Starsze biurowce w słabszych lokalizacjach – jeszcze kilka lat temu rozchwytywane – dziś stoją puste, są wyburzane lub przebudowywane na hotele, akademiki i mieszkania.
W Warszawie w ciągu zaledwie trzech lat zniknęło z mapy 240 tys. mkw. powierzchni biurowej wybudowanej po 1990 roku. Na ich miejsce powstaną lokale mieszkalne, PRS-y albo w najlepszym wypadku nowe, nowoczesne biurowce – ale tylko w topowych punktach miasta.
Raport JLL „GRUNTowne spojrzenie na rynek nieruchomości” pokazuje to czarno na białym
Jeszcze w 2018 roku w Polsce budowało się 1,8 mln mkw. biur. Dziś w realizacji jest 440 tys. mkw., a liczba aktywnych inwestycji spadła ze 125 do zaledwie 35. Co gorsza, w regionach pustostany biurowe sięgają 22% w Łodzi i 21% w Katowicach.
Nic dziwnego, że chętnych do kupowania działek pod nowe biura praktycznie nie ma. Deweloperzy wolą burzyć lub zmieniać przeznaczenie istniejących obiektów niż ryzykować kolejne pustostany.
Bo mechanizm jest identyczny: demografia i lokalizacja.
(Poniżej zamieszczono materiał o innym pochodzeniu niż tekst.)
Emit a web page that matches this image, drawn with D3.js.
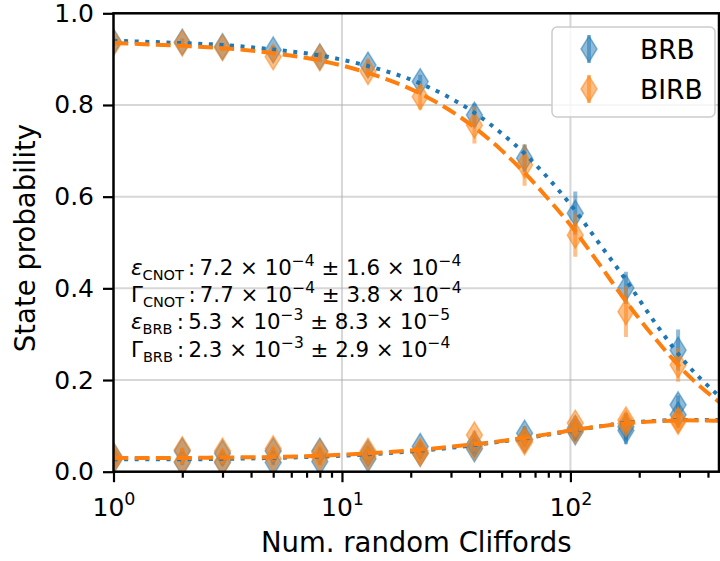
<!DOCTYPE html>
<html>
<head>
<meta charset="utf-8">
<script src="https://cdn.jsdelivr.net/npm/d3@7"></script>
<style>
  body { margin: 0; background: #fff; }
  svg { display: block; font-family: "DejaVu Sans", sans-serif; }
</style>
</head>
<body>
<div id="chart"></div>
<script>
// Data
var numCliffords = [1, 2, 3, 5, 8, 13, 22, 38, 63, 105, 175, 296];

var brbHigh    = [0.938, 0.937, 0.927, 0.920, 0.905, 0.887, 0.851, 0.778, 0.684, 0.564, 0.401, 0.265];
var brbHighErr = [0.008, 0.008, 0.008, 0.010, 0.010, 0.012, 0.015, 0.025, 0.030, 0.047, 0.035, 0.045];
var birbHigh    = [0.935, 0.935, 0.925, 0.905, 0.903, 0.873, 0.818, 0.756, 0.669, 0.516, 0.349, 0.233];
var birbHighErr = [0.008, 0.008, 0.008, 0.010, 0.010, 0.012, 0.028, 0.040, 0.045, 0.047, 0.055, 0.037];

// two low-state readings per length
var brbLowA  = [0.035, 0.045, 0.040, 0.045, 0.045, 0.040, 0.055, 0.050, 0.084, 0.087, 0.098, 0.146];
var brbLowB  = [0.025, 0.020, 0.020, 0.020, 0.022, 0.028, 0.040, 0.060, 0.070, 0.095, 0.090, 0.124];
var birbLowA = [0.035, 0.048, 0.045, 0.050, 0.042, 0.045, 0.045, 0.080, 0.070, 0.106, 0.113, 0.113];
var birbLowB = [0.025, 0.022, 0.022, 0.028, 0.030, 0.033, 0.040, 0.055, 0.065, 0.090, 0.105, 0.110];
var brbLowErr  = [0.006, 0.006, 0.006, 0.006, 0.008, 0.008, 0.010, 0.012, 0.015, 0.020, 0.030, 0.020];
var birbLowErr = [0.005, 0.005, 0.005, 0.005, 0.006, 0.006, 0.008, 0.010, 0.012, 0.015, 0.015, 0.015];

// fitted curves
var fitX        = [1, 2, 3, 5, 8, 13, 22, 38, 50, 63, 80, 100, 135, 170, 240, 310, 447];
var brbFitHigh  = [0.940, 0.935, 0.931, 0.921, 0.908, 0.885, 0.847, 0.783, 0.738, 0.694, 0.640, 0.583, 0.495, 0.427, 0.318, 0.245, 0.165];
var birbFitHigh = [0.935, 0.929, 0.924, 0.913, 0.897, 0.870, 0.825, 0.751, 0.701, 0.652, 0.595, 0.538, 0.450, 0.380, 0.285, 0.222, 0.152];
var brbFitLow   = [0.027, 0.027, 0.028, 0.030, 0.033, 0.038, 0.046, 0.058, 0.066, 0.073, 0.081, 0.089, 0.099, 0.106, 0.111, 0.113, 0.113];
var birbFitLow  = [0.030, 0.030, 0.031, 0.032, 0.035, 0.040, 0.048, 0.060, 0.067, 0.074, 0.082, 0.090, 0.099, 0.105, 0.110, 0.112, 0.111];

var yTicks = [0.0, 0.2, 0.4, 0.6, 0.8, 1.0];
var xTicks = [1, 10, 100];
var xMinorTicks = [2, 3, 4, 5, 6, 7, 8, 9, 20, 30, 40, 50, 60, 70, 80, 90, 200, 300, 400];

var seriesNames = ["BRB", "BIRB"];
var annSymbol = ["ε", "Γ", "ε", "Γ"];
var annSub    = ["CNOT", "CNOT", "BRB", "BRB"];
var annVal    = ["7.2", "7.7", "5.3", "2.3"];
var annValExp = ["−4", "−4", "−3", "−3"];
var annErr    = ["1.6", "3.8", "8.3", "2.9"];
var annErrExp = ["−4", "−4", "−5", "−4"];

var blue = "#1f77b4";
var orange = "#ff7f0e";

// SVG area
var svgWidth = 720;
var svgHeight = 561;
var chartMargin = { top: 13.3, right: 1, bottom: 89.3, left: 113.5 };
var chartWidth = svgWidth - chartMargin.left - chartMargin.right;
var chartHeight = svgHeight - chartMargin.top - chartMargin.bottom;

var svg = d3.select("#chart")
  .append("svg")
  .attr("width", svgWidth)
  .attr("height", svgHeight);

var chartGroup = svg.append("g")
  .attr("transform", `translate(${chartMargin.left}, ${chartMargin.top})`);

svg.append("defs").append("clipPath")
  .attr("id", "plotClip")
  .append("rect")
  .attr("x", 0).attr("y", 0)
  .attr("width", chartWidth).attr("height", chartHeight);

// scales
var xLogScale = d3.scaleLog().domain([1, 447]).range([0, chartWidth]);
var yLinearScale = d3.scaleLinear().domain([0, 1]).range([chartHeight, 0]);

// grid
chartGroup.append("g")
  .selectAll("line")
  .data(yTicks.filter(d => d > 0 && d < 1))
  .enter()
  .append("line")
  .attr("x1", 0).attr("x2", chartWidth)
  .attr("y1", d => yLinearScale(d)).attr("y2", d => yLinearScale(d))
  .attr("stroke", "#b0b0b0").attr("stroke-opacity", 0.5).attr("stroke-width", 2);

chartGroup.append("g")
  .selectAll("line")
  .data(xTicks.filter(d => d > 1))
  .enter()
  .append("line")
  .attr("x1", d => xLogScale(d)).attr("x2", d => xLogScale(d))
  .attr("y1", 0).attr("y2", chartHeight)
  .attr("stroke", "#b0b0b0").attr("stroke-opacity", 0.5).attr("stroke-width", 2);

var plot = chartGroup.append("g").attr("clip-path", "url(#plotClip)");

// thin diamond marker
var diamond = "M0,-13L8,0L0,13L-8,0Z";

function drawPoints(values, errs, color) {
  var pts = numCliffords.map((x, i) => ({ x: x, y: values[i], e: errs[i] }));
  var g = plot.append("g");
  g.selectAll("line")
    .data(pts)
    .enter()
    .append("line")
    .attr("x1", d => xLogScale(d.x)).attr("x2", d => xLogScale(d.x))
    .attr("y1", d => yLinearScale(d.y - d.e)).attr("y2", d => yLinearScale(d.y + d.e))
    .attr("stroke", color).attr("stroke-opacity", 0.5).attr("stroke-width", 4);
  g.selectAll("path")
    .data(pts)
    .enter()
    .append("path")
    .attr("d", diamond)
    .attr("transform", d => `translate(${xLogScale(d.x)}, ${yLinearScale(d.y)})`)
    .attr("fill", color).attr("fill-opacity", 0.5)
    .attr("stroke", color).attr("stroke-opacity", 0.5).attr("stroke-width", 1.5);
}

drawPoints(brbHigh, brbHighErr, blue);
drawPoints(brbLowA, brbLowErr, blue);
drawPoints(brbLowB, brbLowErr, blue);
drawPoints(birbHigh, birbHighErr, orange);
drawPoints(birbLowA, birbLowErr, orange);
drawPoints(birbLowB, birbLowErr, orange);

// fit lines
var fitLine = d3.line()
  .x(d => xLogScale(d[0]))
  .y(d => yLinearScale(d[1]))
  .curve(d3.curveMonotoneX);

function drawFit(values, color, dash, width) {
  plot.append("path")
    .datum(fitX.map((x, i) => [x, values[i]]))
    .attr("d", fitLine)
    .attr("fill", "none")
    .attr("stroke", color)
    .attr("stroke-width", width)
    .attr("stroke-dasharray", dash);
}

drawFit(brbFitHigh, blue, "4,6.6", 4);
drawFit(brbFitLow, blue, "4,6.6", 4);
drawFit(birbFitHigh, orange, "14.8,6.4", 4);
drawFit(birbFitLow, orange, "14.8,6.4", 4);

// axes
var leftAxis = d3.axisLeft(yLinearScale)
  .tickValues(yTicks)
  .tickFormat(d3.format(".1f"))
  .tickSize(10.5)
  .tickPadding(9);

var bottomAxis = d3.axisBottom(xLogScale)
  .tickValues(xTicks)
  .tickSize(10.5)
  .tickPadding(8);

var minorAxis = d3.axisBottom(xLogScale)
  .tickValues(xMinorTicks)
  .tickSize(6)
  .tickFormat("");

var yAxisG = chartGroup.append("g").call(leftAxis);
yAxisG.selectAll("text").attr("font-size", 25).attr("fill", "#000").attr("font-family", "DejaVu Sans");

var xAxisG = chartGroup.append("g")
  .attr("transform", `translate(0, ${chartHeight})`)
  .call(bottomAxis);

xAxisG.selectAll(".tick text").each(function(d) {
  var t = d3.select(this);
  t.text("").attr("dy", null).attr("y", 44)
    .attr("font-size", 25).attr("fill", "#000").attr("font-family", "DejaVu Sans");
  t.append("tspan").text("10");
  t.append("tspan").attr("dy", -11).attr("font-size", 17.5).text(Math.round(Math.log10(d)));
});

chartGroup.append("g")
  .attr("transform", `translate(0, ${chartHeight})`)
  .call(minorAxis);

chartGroup.selectAll(".domain").remove();
chartGroup.selectAll(".tick line").attr("stroke", "#000").attr("stroke-width", 2.2);

// frame
chartGroup.append("rect")
  .attr("x", 0).attr("y", 0)
  .attr("width", chartWidth).attr("height", chartHeight)
  .attr("fill", "none").attr("stroke", "#000").attr("stroke-width", 2.5);

// axis labels
svg.append("text")
  .attr("x", chartMargin.left + chartWidth / 2)
  .attr("y", 552)
  .attr("text-anchor", "middle")
  .attr("font-size", 27.5)
  .text("Num. random Cliffords");

svg.append("text")
  .attr("transform", "translate(35, 238) rotate(-90)")
  .attr("text-anchor", "middle")
  .attr("font-size", 27.5)
  .text("State probability");

// fit annotation
var ann = svg.append("g").attr("font-size", 21.3);
annSymbol.forEach(function(sym, i) {
  var t = ann.append("text").attr("x", 131).attr("y", 275 + i * 27.2);
  t.append("tspan").attr("font-style", sym === "ε" ? "italic" : "normal").text(sym);
  t.append("tspan").attr("font-size", 14.5).attr("dy", 5).text(annSub[i]);
  t.append("tspan").attr("dy", -5).text("\u2009:\u2009" + annVal[i] + " × 10");
  t.append("tspan").attr("font-size", 15.5).attr("dy", -9).text(annValExp[i]);
  t.append("tspan").attr("dy", 9).text(" ± " + annErr[i] + " × 10");
  t.append("tspan").attr("font-size", 15.5).attr("dy", -9).text(annErrExp[i]);
});

// legend
var legend = svg.append("g");
legend.append("rect")
  .attr("x", 552).attr("y", 27).attr("width", 163).attr("height", 90).attr("rx", 5)
  .attr("fill", "#fff").attr("fill-opacity", 0.8)
  .attr("stroke", "#cccccc").attr("stroke-width", 1.5);

var legendItems = legend.selectAll(".item")
  .data(seriesNames)
  .enter()
  .append("g")
  .attr("class", "item")
  .attr("transform", (d, i) => `translate(589, ${49 + i * 40})`);

legendItems.append("line")
  .attr("y1", -14).attr("y2", 14)
  .attr("stroke", (d, i) => i === 0 ? blue : orange)
  .attr("stroke-opacity", 0.5).attr("stroke-width", 4);

legendItems.append("path")
  .attr("d", diamond)
  .attr("fill", (d, i) => i === 0 ? blue : orange).attr("fill-opacity", 0.5)
  .attr("stroke", (d, i) => i === 0 ? blue : orange).attr("stroke-opacity", 0.5)
  .attr("stroke-width", 1.5);

legendItems.append("text")
  .attr("x", 51).attr("y", 9.5)
  .attr("font-size", 26.5)
  .text(d => d);
</script>
</body>
</html>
Starzejące się biurowce na Służewcu czy w łódzkich strefach przemysłowych są dziś zbędnym balastem, bo praca zdalna i hybrydowa zabiła popyt w średnich lokalizacjach.
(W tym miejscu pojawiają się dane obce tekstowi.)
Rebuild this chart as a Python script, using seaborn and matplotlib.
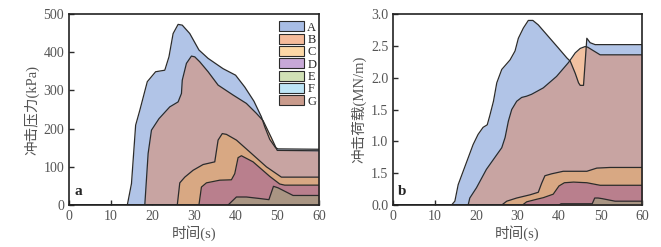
import numpy as np
import matplotlib
matplotlib.use('Agg')
import matplotlib.pyplot as plt
from matplotlib.patches import Patch
import seaborn as sns

# ---- panel a: impact pressure (kPa) ----
a_A_t = [0, 14.0, 15.0, 16.0, 17.0, 18.8, 20.8, 23.0, 24.0, 25.0, 26.2, 27.2, 29.0, 31.2,
         33.4, 37.0, 40.0, 42.2, 44.4, 46.2, 47.0, 48.2, 49.6, 50.2, 60]
a_A_v = [0, 0, 56, 209, 248, 323, 349, 353, 388, 449, 473, 471, 449, 406,
         384, 357, 340, 309, 272, 231, 205, 172, 150, 147, 146]
a_G_t = [0, 18.2, 19.0, 19.8, 21.6, 24.2, 26.2, 27.0, 27.2, 28.2, 29.4, 30.2, 31.4, 33.4,
         35.8, 39.4, 42.6, 45.0, 46.6, 47.4, 48.6, 50.0, 60]
a_G_v = [0, 0, 135, 196, 226, 257, 270, 292, 327, 371, 390, 388, 375, 349,
         314, 288, 266, 240, 221, 203, 176, 143, 142]
a_C_t = [0, 26.0, 26.6, 27.8, 29.8, 32.2, 35.0, 35.8, 36.8, 37.8, 40.2, 43.4, 47.4, 51.0, 60]
a_C_v = [0, 0, 58, 73, 91, 106, 113, 170, 187, 185, 170, 139, 100, 73, 73]
a_D_t = [0, 31.2, 31.8, 33.0, 36.2, 39.0, 39.8, 40.6, 41.4, 44.2, 48.2, 50.6, 51.8, 60]
a_D_v = [0, 0, 47, 58, 65, 66, 82, 124, 129, 113, 75, 55, 52, 52]
a_E_t = [0, 38.2, 40.2, 42.6, 45.8, 48.0, 49.1, 50.2, 53.8, 60]
a_E_v = [0, 0, 21, 21, 17, 14, 49, 45, 25, 25]

# ---- panel b: impact load (MN/m) ----
b_A_t = [0, 14.1, 14.9, 15.7, 16.9, 18.1, 19.3, 20.5, 21.7, 22.7, 23.3, 24.2, 25.0, 26.2,
         28.2, 29.4, 30.2, 31.4, 32.6, 33.7, 35.0, 37.0, 39.8, 41.9, 42.7, 43.9, 44.7,
         45.1, 45.9, 46.7, 47.5, 48.7, 60]
b_A_v = [0, 0, 0.06, 0.32, 0.53, 0.74, 0.95, 1.11, 1.22, 1.26, 1.40, 1.63, 1.92, 2.13,
         2.28, 2.42, 2.62, 2.78, 2.90, 2.90, 2.83, 2.68, 2.47, 2.31, 2.26, 2.07, 1.92,
         1.88, 1.88, 2.62, 2.55, 2.52, 2.52]
b_G_t = [0, 18.1, 18.5, 20.1, 22.5, 25.0, 26.2, 27.0, 27.8, 28.6, 29.8, 31.0, 32.2, 33.4,
         36.2, 39.4, 42.3, 43.9, 45.1, 46.3, 46.9, 49.9, 60]
b_G_v = [0, 0, 0.11, 0.27, 0.56, 0.79, 0.90, 1.06, 1.32, 1.50, 1.63, 1.69, 1.71, 1.74,
         1.84, 2.02, 2.24, 2.39, 2.46, 2.49, 2.48, 2.36, 2.36]
b_C_t = [0, 26.2, 27.4, 29.8, 33.0, 35.0, 35.8, 36.6, 38.2, 41.0, 44.3, 46.7, 49.1, 52.3, 60]
b_C_v = [0, 0, 0.06, 0.11, 0.16, 0.20, 0.34, 0.46, 0.49, 0.53, 0.53, 0.53, 0.58, 0.59, 0.59]
b_D_t = [0, 31.2, 32.2, 34.6, 36.2, 38.6, 40.0, 41.3, 43.5, 46.7, 49.9, 60]
b_D_v = [0, 0, 0.05, 0.09, 0.115, 0.17, 0.30, 0.35, 0.36, 0.35, 0.31, 0.31]
b_E_t = [0, 40.0, 40.5, 48.0, 48.6, 49.4, 50.4, 53.5, 60]
b_E_v = [0, 0, 0.02, 0.02, 0.11, 0.11, 0.10, 0.06, 0.06]

legend_names = ['A', 'B', 'C', 'D', 'E', 'F', 'G']
legend_colors = ['#a8bde5', '#f5bb9b', '#fcd8a6', '#c7a8d7', '#d1e1b6', '#bde5f6', '#c99b8c']

b_yticks = [0, 0.5, 1.0, 1.5, 2.0, 2.5, 3.0]
b_yticklabels = ['0.0', '1.5', '1.0', '1.5', '2.0', '2.5', '3.0']

# colours of the overlapping areas as they appear
COL_A = '#b1c4e7'
COL_G_ALONE = '#f2c1a1'
COL_G_OVER_A = '#c8a4a2'
COL_C = '#d8a883'
COL_D = '#b97f8d'
COL_E = '#a99583'
LINE = '#2b2b2b'
TXT = '#555555'

sns.set_style('ticks')
plt.rcParams['font.family'] = ['Liberation Serif', 'Noto Sans CJK SC']
plt.rcParams['axes.unicode_minus'] = False


def draw_panel(ax, A, G, layers):
    """Overlapping area plot: A and G blended, then the lower layers"""
    ax.fill_between(G[0], G[1], color=COL_G_ALONE, lw=0, zorder=1)
    pa = ax.fill_between(A[0], A[1], color=COL_A, lw=0, zorder=2)
    pg = ax.fill_between(G[0], G[1], color=COL_G_OVER_A, lw=0, zorder=3)
    pg.set_clip_path(pa.get_paths()[0], ax.transData)
    sns.lineplot(x=A[0], y=A[1], ax=ax, color=LINE, lw=0.9, estimator=None, sort=False, zorder=4)
    sns.lineplot(x=G[0], y=G[1], ax=ax, color=LINE, lw=0.9, estimator=None, sort=False, zorder=4)
    z = 5
    for t, v, c in layers:
        ax.fill_between(t, v, color=c, lw=0, zorder=z)
        sns.lineplot(x=t, y=v, ax=ax, color=LINE, lw=0.9, estimator=None, sort=False, zorder=z + 0.5)
        z += 1


def style_axes(ax):
    ax.set_xlim(0, 60)
    ax.set_xticks(range(0, 61, 10))
    ax.tick_params(direction='in', length=3.5, width=1, colors=LINE, labelcolor=TXT, labelsize=10)
    for s in ax.spines.values():
        s.set_visible(True)
        s.set_linewidth(1.2)
        s.set_color('#222222')
        s.set_zorder(20)
    ax.set_xlabel('时间(s)', fontsize=10.5, color=TXT, labelpad=2)


fig = plt.figure(figsize=(6.61, 2.47), dpi=100)
ax1 = fig.add_axes([0.1044, 0.170, 0.378, 0.773])
ax2 = fig.add_axes([0.5946, 0.170, 0.3767, 0.773])

draw_panel(ax1, (a_A_t, a_A_v), (a_G_t, a_G_v),
           [(a_C_t, a_C_v, COL_C), (a_D_t, a_D_v, COL_D), (a_E_t, a_E_v, COL_E)])
style_axes(ax1)
ax1.set_ylim(0, 500)
ax1.set_yticks(range(0, 501, 100))
ax1.set_ylabel('冲击压力(kPa)', fontsize=10.5, color=TXT, labelpad=3)
ax1.text(0.02, 0.05, 'a', transform=ax1.transAxes, fontsize=11, fontweight='bold', zorder=30)

handles = [Patch(facecolor=c, edgecolor=LINE, lw=0.8) for c in legend_colors]
ax1.legend(handles, legend_names, loc='upper right', bbox_to_anchor=(1.0, 0.975), frameon=False,
           fontsize=9, handlelength=2.0, handleheight=0.85, labelspacing=0.0,
           handletextpad=0.3, borderpad=0.2, borderaxespad=0)

draw_panel(ax2, (b_A_t, b_A_v), (b_G_t, b_G_v),
           [(b_C_t, b_C_v, COL_C), (b_D_t, b_D_v, COL_D), (b_E_t, b_E_v, COL_E)])
style_axes(ax2)
ax2.set_ylim(0, 3.0)
ax2.set_yticks(b_yticks)
ax2.set_yticklabels(b_yticklabels)
ax2.set_ylabel('冲击荷载(MN/m)', fontsize=10.5, color=TXT, labelpad=3)
ax2.text(0.02, 0.05, 'b', transform=ax2.transAxes, fontsize=11, fontweight='bold', zorder=30)

fig.savefig('out.png', dpi=100)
W przypadku mieszkań podobną rolę odegra starzenie się społeczeństwa i zmiany preferencji kupujących. Za dekadę albo dwie, gdy populacja Polski się skurczy, a młodzi będą wybierać kompaktowe, dobrze skomunikowane lokale w dużych miastach, większość bloków na peryferiach i w małych miejscowościach będzie miała problem z utrzymaniem wartości. Tak samo jak dziś biura klasy B i C.
JLL podaje, że w ciągu ostatnich pięciu lat na gruntach biurowych powstało 604 tys. mkw. mieszkań i 200 tys. mkw. hoteli, akademików i PRS-ów. To ogromna zmiana funkcji, która w Europie Zachodniej trwa od lat. Deweloperzy w Polsce właśnie wchodzą w tę fazę – nie z wyboru, lecz z konieczności.
Bo nawet jeśli ktoś dziś kupi starszy biurowiec na Służewcu, płaci 600–800 euro za mkw. pustej powierzchni i od razu liczy się z jego wyburzeniem. W centrum stawki dochodzą do 3000 euro za mkw., ale tu przynajmniej lokalizacja gwarantuje przyszłość.
Jeżeli więc ktoś dziś kupuje mieszkanie w słabej lokalizacji „bo jest taniej”, powinien popatrzeć na to, co dzieje się z biurami. Rynek jest bezlitosny: nieruchomości w miejscach, gdzie ludzie nie chcą mieszkać ani pracować, stają się problemem, a nie inwestycją. I prędzej czy później podzielą los wyburzanych biurowców.